In the film we see all that is lovely and beautiful in the idyllic setting of a palatial-like estate where the relationships between women are explored carefully and perhaps too adequately for our liking in the form of four concubines.  We view this estate through the eyes of a young girl of nineteen, who chooses to be married to a rich man as his fourth mistress when her father dies, leaving her no more money to attend university.  In this glass menagerie of a household, the young girl must learn to keep her friends close and enemies even closer as it becomes evident that each woman must, by necessity, be in competition with the others for the attentions of their shared master.





Traditions and rules are important in this household and the film revolves around them, starting with the symbolic lighting of red lanterns at the house of whichever wife the master chooses to spend his evening.  This tradition of lighting the lanterns is an honor that only one woman receives at a time and becomes a status symbol, not only elevating her above the other concubines, but also giving her more prestige in the eyes of the servants who show more respect to she who has lastly received the honor.





As young Songlian struggles to find her own place within the already destabilized feminine hierarchy, she exhibits a full range of human emotions and traits from rough arrogance to pained empathy and every pithy characteristic in between.  We see in her a girl who learns too quickly the ways of viciousness and vindictiveness, possessiveness and spite. Yet in perhaps the most unlikely source she finds validation through realization of shared sorrows and apprehensions.  In many ways we might see ourselves in her knee-jerk reactions to events, which she does not learn to curb easily.  





In overall theme the film is disturbing and melancholy, not to be undertaken with the hopes of lively entertainment, but an attitude of retrospection and contemplation.  For in the characters and their actions a pattern begins to emerge, suggesting a larger social commentary about the effects of a life of confinement, even one as prettily decorated and disguised.  It is a none-too-gentle reminder that we each may carry around our own prisons instead of being locked inside of them.  





The colors and composition of this film alone make it worth viewing as it captures all that is lovely about the art of cinematography.

Tuesday, March 3, 2009

An Ode to Brie


I rediscovered Brie this weekend. Strange how a piece of cheese could make me so nostalgic for a time and place in my life long since past. But it did. One wiff of that distinctive and somewhat stinky smell and I became wistful for the days of real French baguettes and supermarchés with aisle after aisle of fromage: Chamembert de Normandie, Beaufort, Neufchâtel, Roquefort, Le Vache qui Rit. Yes, I am actually waxing poetic about cheese. Yet it's not just cheese to the French, it is almost an identity all it's own, if you will. Indeed, I rather wonder if it is not sacrilege to not like cheese in France. It gives new meaning to the phrase, "You are what you eat." And if that phrase is true, I am most certainly a little moldy around the edges.

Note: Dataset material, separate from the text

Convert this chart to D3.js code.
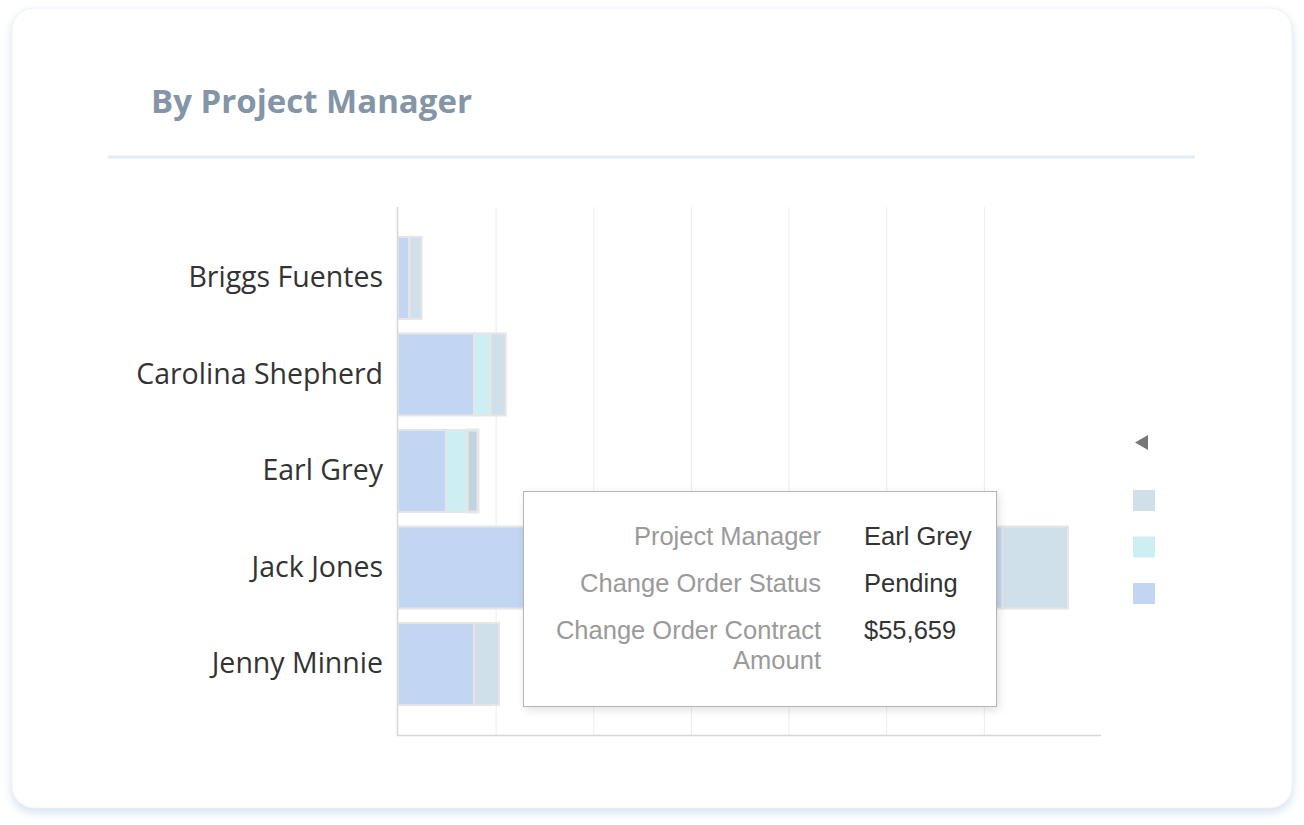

Well, I feel like my relationship with cheese closely mirrors my experience of France in general. I started out just as any other American girl unaccustomed to such overabundance of choice and eventually acquired the taste for most of what I tried. Minus goat cheese. I still think goat cheese is something someone came up with to frighten small children into behaving and grown adults into penitence. But the point is that experiencing the important parts of a culture so apart from my own changed me in ways I can't explain. And somewhere along the way I came to associate all those small, but significant changes with the things that were closest at hand: the things that I ate, the things that I saw, and even the people I was with.


So thank goodness for a dear friend who shares my love of all things French and reintroduced me to all the culinary joys that are out there if you're only willing to spend a little time discovering them. Over the years I've gotten progressively more and more "busy" to the point that I've abandoned many of the things I always loved to do. This blog is an effort to regain the artistic outlet that I lost when I stopped writing. With any luck I will also rediscover my long lost pastime of culinary creativity.


It occurs to me that what I write in this forum really isn't very interesting or clever and I doubt many people will read it. But as stated above, it really is a simple catalogue of my daily thoughts for my own amusement, and as such will likely be a continually random enumeration of my random musings.